» **The request**: Leave out the pictures and reproduce all of the data exactly.

» **Given material**:
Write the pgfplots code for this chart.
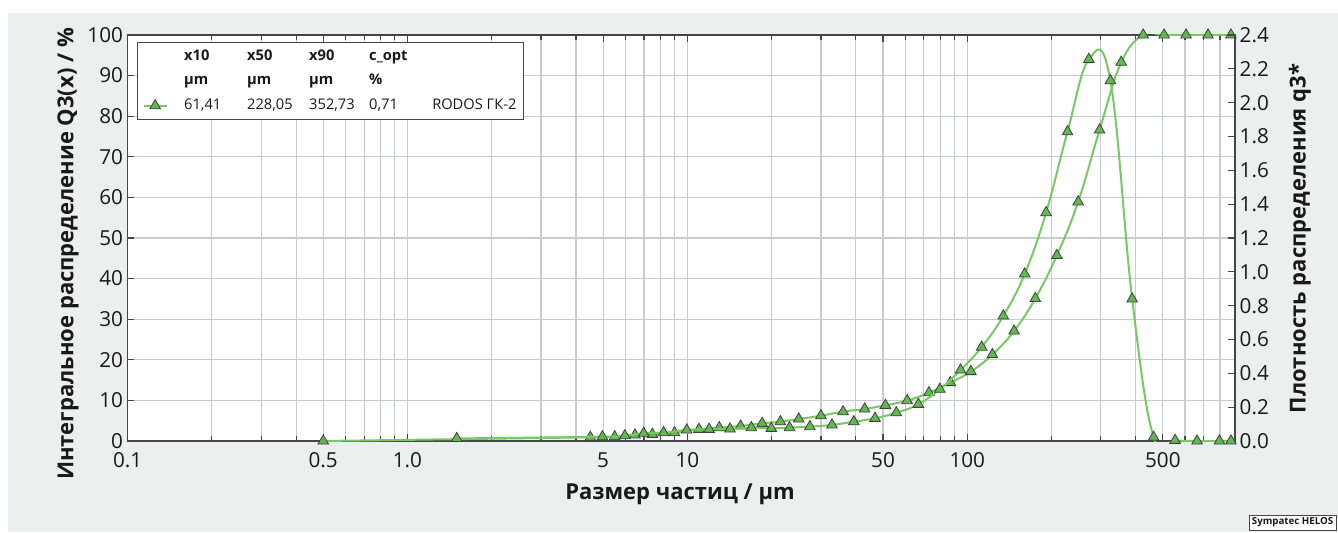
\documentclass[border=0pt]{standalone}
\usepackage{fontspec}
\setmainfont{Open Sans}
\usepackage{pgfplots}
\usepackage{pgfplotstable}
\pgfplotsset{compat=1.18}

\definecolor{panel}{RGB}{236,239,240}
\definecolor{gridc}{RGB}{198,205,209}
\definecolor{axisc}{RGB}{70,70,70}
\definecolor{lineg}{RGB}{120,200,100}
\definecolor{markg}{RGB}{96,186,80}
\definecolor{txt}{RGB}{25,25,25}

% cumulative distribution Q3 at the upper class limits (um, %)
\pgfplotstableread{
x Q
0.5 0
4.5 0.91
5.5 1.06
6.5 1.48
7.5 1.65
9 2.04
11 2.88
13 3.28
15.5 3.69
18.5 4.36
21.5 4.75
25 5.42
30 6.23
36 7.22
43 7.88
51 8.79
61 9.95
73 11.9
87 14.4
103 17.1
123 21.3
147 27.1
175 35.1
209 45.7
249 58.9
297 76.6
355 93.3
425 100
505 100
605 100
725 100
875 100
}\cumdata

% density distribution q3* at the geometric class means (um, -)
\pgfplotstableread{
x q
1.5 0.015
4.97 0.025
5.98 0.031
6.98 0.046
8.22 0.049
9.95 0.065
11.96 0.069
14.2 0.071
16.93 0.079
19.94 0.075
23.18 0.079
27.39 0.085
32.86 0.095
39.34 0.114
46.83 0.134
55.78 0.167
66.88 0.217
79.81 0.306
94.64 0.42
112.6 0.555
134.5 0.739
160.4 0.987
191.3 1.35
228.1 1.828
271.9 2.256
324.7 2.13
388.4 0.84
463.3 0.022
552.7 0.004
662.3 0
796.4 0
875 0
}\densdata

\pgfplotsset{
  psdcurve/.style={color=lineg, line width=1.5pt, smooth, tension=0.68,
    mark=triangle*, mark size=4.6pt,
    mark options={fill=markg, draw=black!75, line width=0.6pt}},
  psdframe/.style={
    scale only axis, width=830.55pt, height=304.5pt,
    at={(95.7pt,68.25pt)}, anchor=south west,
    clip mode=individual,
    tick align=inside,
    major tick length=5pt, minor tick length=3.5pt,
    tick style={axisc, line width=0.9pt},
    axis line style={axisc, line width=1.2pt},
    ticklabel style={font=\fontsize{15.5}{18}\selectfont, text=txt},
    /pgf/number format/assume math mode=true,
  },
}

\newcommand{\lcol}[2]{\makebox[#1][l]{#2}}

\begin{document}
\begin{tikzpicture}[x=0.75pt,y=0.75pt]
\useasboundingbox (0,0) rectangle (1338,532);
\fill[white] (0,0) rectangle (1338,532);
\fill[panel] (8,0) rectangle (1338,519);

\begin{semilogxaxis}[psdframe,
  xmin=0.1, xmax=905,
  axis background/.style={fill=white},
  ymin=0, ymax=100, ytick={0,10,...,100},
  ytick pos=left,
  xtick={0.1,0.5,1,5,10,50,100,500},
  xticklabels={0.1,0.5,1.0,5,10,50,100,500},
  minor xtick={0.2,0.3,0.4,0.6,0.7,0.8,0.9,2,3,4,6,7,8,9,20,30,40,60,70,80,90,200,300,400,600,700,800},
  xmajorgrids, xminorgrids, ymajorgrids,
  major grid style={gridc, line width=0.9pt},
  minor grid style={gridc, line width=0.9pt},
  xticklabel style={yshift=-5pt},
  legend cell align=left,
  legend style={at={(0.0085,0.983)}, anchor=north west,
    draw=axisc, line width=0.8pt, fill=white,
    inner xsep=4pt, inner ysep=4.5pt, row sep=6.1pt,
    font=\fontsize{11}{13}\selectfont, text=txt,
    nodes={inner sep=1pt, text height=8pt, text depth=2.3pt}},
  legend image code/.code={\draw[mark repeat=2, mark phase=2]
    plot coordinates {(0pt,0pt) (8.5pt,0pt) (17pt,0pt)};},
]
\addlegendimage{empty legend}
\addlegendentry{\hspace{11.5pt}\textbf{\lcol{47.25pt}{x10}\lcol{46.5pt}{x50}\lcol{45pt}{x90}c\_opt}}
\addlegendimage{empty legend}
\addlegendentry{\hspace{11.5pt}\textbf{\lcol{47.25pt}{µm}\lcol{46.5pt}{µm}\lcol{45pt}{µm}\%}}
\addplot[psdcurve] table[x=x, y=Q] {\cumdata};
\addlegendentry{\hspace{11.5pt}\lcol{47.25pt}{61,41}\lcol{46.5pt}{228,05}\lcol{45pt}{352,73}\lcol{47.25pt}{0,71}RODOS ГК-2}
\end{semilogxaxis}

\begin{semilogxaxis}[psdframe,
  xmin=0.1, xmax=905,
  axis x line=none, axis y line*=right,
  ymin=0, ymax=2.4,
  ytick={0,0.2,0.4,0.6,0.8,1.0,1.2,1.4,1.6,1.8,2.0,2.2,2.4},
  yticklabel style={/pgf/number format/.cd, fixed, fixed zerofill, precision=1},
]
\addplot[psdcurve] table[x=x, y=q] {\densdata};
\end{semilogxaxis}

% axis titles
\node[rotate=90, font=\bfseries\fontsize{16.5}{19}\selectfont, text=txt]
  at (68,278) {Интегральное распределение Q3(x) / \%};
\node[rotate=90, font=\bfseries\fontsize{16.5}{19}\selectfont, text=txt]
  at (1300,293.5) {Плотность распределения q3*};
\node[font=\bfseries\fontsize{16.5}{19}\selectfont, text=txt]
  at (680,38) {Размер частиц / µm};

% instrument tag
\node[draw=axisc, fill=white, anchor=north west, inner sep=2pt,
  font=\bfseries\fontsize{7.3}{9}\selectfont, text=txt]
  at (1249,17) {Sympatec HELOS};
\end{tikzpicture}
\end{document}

» **Solution to the exercise**:
Write the pgfplots code for this chart.
\documentclass[border=0pt]{standalone}
\usepackage{fontspec}
\setmainfont{Open Sans}
\usepackage{pgfplots}
\usepackage{pgfplotstable}
\pgfplotsset{compat=1.18}

\definecolor{panel}{RGB}{236,239,240}
\definecolor{gridc}{RGB}{198,205,209}
\definecolor{axisc}{RGB}{70,70,70}
\definecolor{lineg}{RGB}{120,200,100}
\definecolor{markg}{RGB}{96,186,80}
\definecolor{txt}{RGB}{25,25,25}

% cumulative distribution Q3 at the upper class limits (um, %)
\pgfplotstableread{
x Q
0.5 0
4.5 0.91
5.5 1.06
6.5 1.48
7.5 1.65
9 2.04
11 2.88
13 3.28
15.5 3.69
18.5 4.36
21.5 4.75
25 5.42
30 6.23
36 7.22
43 7.88
51 8.79
61 9.95
73 11.9
87 14.4
103 17.1
123 21.3
147 27.1
175 35.1
209 45.7
249 58.9
297 76.6
355 93.3
425 100
505 100
605 100
725 100
875 100
}\cumdata

% density distribution q3* at the geometric class means (um, -)
\pgfplotstableread{
x q
1.5 0.015
4.97 0.025
5.98 0.031
6.98 0.046
8.22 0.049
9.95 0.065
11.96 0.069
14.2 0.071
16.93 0.079
19.94 0.075
23.18 0.079
27.39 0.085
32.86 0.095
39.34 0.114
46.83 0.134
55.78 0.167
66.88 0.217
79.81 0.306
94.64 0.42
112.6 0.555
134.5 0.739
160.4 0.987
191.3 1.35
228.1 1.828
271.9 2.256
324.7 2.13
388.4 0.84
463.3 0.022
552.7 0.004
662.3 0
796.4 0
875 0
}\densdata

\pgfplotsset{
  psdcurve/.style={color=lineg, line width=1.5pt, smooth, tension=0.68,
    mark=triangle*, mark size=4.6pt,
    mark options={fill=markg, draw=black!75, line width=0.6pt}},
  psdframe/.style={
    scale only axis, width=830.55pt, height=304.5pt,
    at={(95.7pt,68.25pt)}, anchor=south west,
    clip mode=individual,
    tick align=inside,
    major tick length=5pt, minor tick length=3.5pt,
    tick style={axisc, line width=0.9pt},
    axis line style={axisc, line width=1.2pt},
    ticklabel style={font=\fontsize{15.5}{18}\selectfont, text=txt},
    /pgf/number format/assume math mode=true,
  },
}

\newcommand{\lcol}[2]{\makebox[#1][l]{#2}}

\begin{document}
\begin{tikzpicture}[x=0.75pt,y=0.75pt]
\useasboundingbox (0,0) rectangle (1338,532);
\fill[white] (0,0) rectangle (1338,532);
\fill[panel] (8,0) rectangle (1338,519);

\begin{semilogxaxis}[psdframe,
  xmin=0.1, xmax=905,
  axis background/.style={fill=white},
  ymin=0, ymax=100, ytick={0,10,...,100},
  ytick pos=left,
  xtick={0.1,0.5,1,5,10,50,100,500},
  xticklabels={0.1,0.5,1.0,5,10,50,100,500},
  minor xtick={0.2,0.3,0.4,0.6,0.7,0.8,0.9,2,3,4,6,7,8,9,20,30,40,60,70,80,90,200,300,400,600,700,800},
  xmajorgrids, xminorgrids, ymajorgrids,
  major grid style={gridc, line width=0.9pt},
  minor grid style={gridc, line width=0.9pt},
  xticklabel style={yshift=-5pt},
  legend cell align=left,
  legend style={at={(0.0085,0.983)}, anchor=north west,
    draw=axisc, line width=0.8pt, fill=white,
    inner xsep=4pt, inner ysep=4.5pt, row sep=6.1pt,
    font=\fontsize{11}{13}\selectfont, text=txt,
    nodes={inner sep=1pt, text height=8pt, text depth=2.3pt}},
  legend image code/.code={\draw[mark repeat=2, mark phase=2]
    plot coordinates {(0pt,0pt) (8.5pt,0pt) (17pt,0pt)};},
]
\addlegendimage{empty legend}
\addlegendentry{\hspace{11.5pt}\textbf{\lcol{47.25pt}{x10}\lcol{46.5pt}{x50}\lcol{45pt}{x90}c\_opt}}
\addlegendimage{empty legend}
\addlegendentry{\hspace{11.5pt}\textbf{\lcol{47.25pt}{µm}\lcol{46.5pt}{µm}\lcol{45pt}{µm}\%}}
\addplot[psdcurve] table[x=x, y=Q] {\cumdata};
\addlegendentry{\hspace{11.5pt}\lcol{47.25pt}{61,41}\lcol{46.5pt}{228,05}\lcol{45pt}{352,73}\lcol{47.25pt}{0,71}RODOS ГК-2}
\end{semilogxaxis}

\begin{semilogxaxis}[psdframe,
  xmin=0.1, xmax=905,
  axis x line=none, axis y line*=right,
  ymin=0, ymax=2.4,
  ytick={0,0.2,0.4,0.6,0.8,1.0,1.2,1.4,1.6,1.8,2.0,2.2,2.4},
  yticklabel style={/pgf/number format/.cd, fixed, fixed zerofill, precision=1},
]
\addplot[psdcurve] table[x=x, y=q] {\densdata};
\end{semilogxaxis}

% axis titles
\node[rotate=90, font=\bfseries\fontsize{16.5}{19}\selectfont, text=txt]
  at (68,278) {Интегральное распределение Q3(x) / \%};
\node[rotate=90, font=\bfseries\fontsize{16.5}{19}\selectfont, text=txt]
  at (1300,293.5) {Плотность распределения q3*};
\node[font=\bfseries\fontsize{16.5}{19}\selectfont, text=txt]
  at (680,38) {Размер частиц / µm};

% instrument tag
\node[draw=axisc, fill=white, anchor=north west, inner sep=2pt,
  font=\bfseries\fontsize{7.3}{9}\selectfont, text=txt]
  at (1249,17) {Sympatec HELOS};
\end{tikzpicture}
\end{document}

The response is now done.